Problem statement
Gather, from the listing beneath this task, every line holding the string "that".
++++++++++++++++++++
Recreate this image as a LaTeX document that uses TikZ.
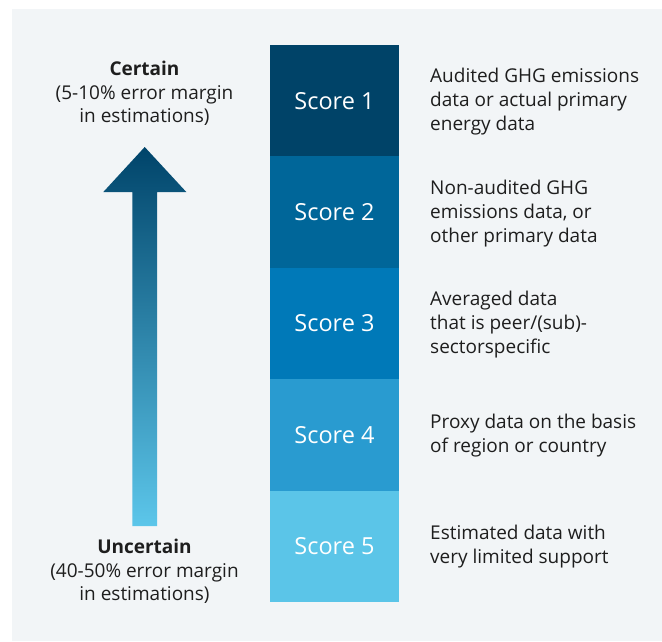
\documentclass[tikz,border=0pt]{standalone}
\usepackage{fontspec}
\setmainfont{Open Sans}
\definecolor{bg}{HTML}{F2F5F7}
\definecolor{txt}{HTML}{1E1E1E}
\definecolor{sa}{HTML}{004368}
\definecolor{sb}{HTML}{006699}
\definecolor{sc}{HTML}{0079B8}
\definecolor{sd}{HTML}{299BD0}
\definecolor{se}{HTML}{5BC5E8}
\definecolor{atop}{HTML}{00446A}
\definecolor{abot}{HTML}{5CC6EA}
\tikzset{
  scorebox/.style={rectangle, minimum width=129pt, minimum height=111.4pt, inner sep=0pt, text=white, font=\fontsize{23.5}{28}\selectfont},
  desc/.style={anchor=west, align=left, inner sep=0pt, text=txt, font=\fontsize{19}{24}\selectfont},
  side/.style={align=center, inner sep=0pt, text=txt, font=\fontsize{19}{23.5}\selectfont}
}
\begin{document}
\begin{tikzpicture}[x=1pt,y=-1pt]
\useasboundingbox (0,0) rectangle (662,641);
\fill[bg] (12,9) rectangle (662,641);
% arrow
\coordinate (tip) at (144.7,147);
\shade[top color=atop, bottom color=abot]
  (tip) -- (186.3,192) -- (157,192) -- (157,526) -- (132.3,526) -- (132.3,192) -- (103.3,192) -- cycle;
% score boxes
\node[scorebox, fill=sa] (s1) at (334.5,100.7) {Score 1};
\node[scorebox, fill=sb] (s2) at (334.5,212.1) {Score 2};
\node[scorebox, fill=sc] (s3) at (334.5,323.5) {Score 3};
\node[scorebox, fill=sd] (s4) at (334.5,434.9) {Score 4};
\node[scorebox, fill=se] (s5) at (334.5,546.3) {Score 5};
% descriptions
\node[desc] (d1) at (430,101.5) {Audited GHG emissions\\data or actual primary\\energy data};
\node[desc] (d2) at (430,213.5) {Non-audited GHG\\emissions data, or\\other primary data};
\node[desc] (d3) at (430,324.5) {Averaged data\\that is peer/(sub)-\\sectorspecific};
\node[desc] (d4) at (430,435.5) {Proxy data on the basis\\of region or country};
\node[desc] (d5) at (430,546.5) {Estimated data with\\very limited support};
% side labels
\node[side] (top) at (144.5,93.5) {\textbf{Certain}\\(5-10\% error margin\\in estimations)};
\node[side] (bot) at (144.5,571.5) {\textbf{Uncertain}\\(40-50\% error margin\\in estimations)};
\end{tikzpicture}
\end{document}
++++++++++++++++++++
Full output
Recreate this image as a LaTeX document that uses TikZ.
\node[desc] (d3) at (430,324.5) {Averaged data\\that is peer/(sub)-\\sectorspecific};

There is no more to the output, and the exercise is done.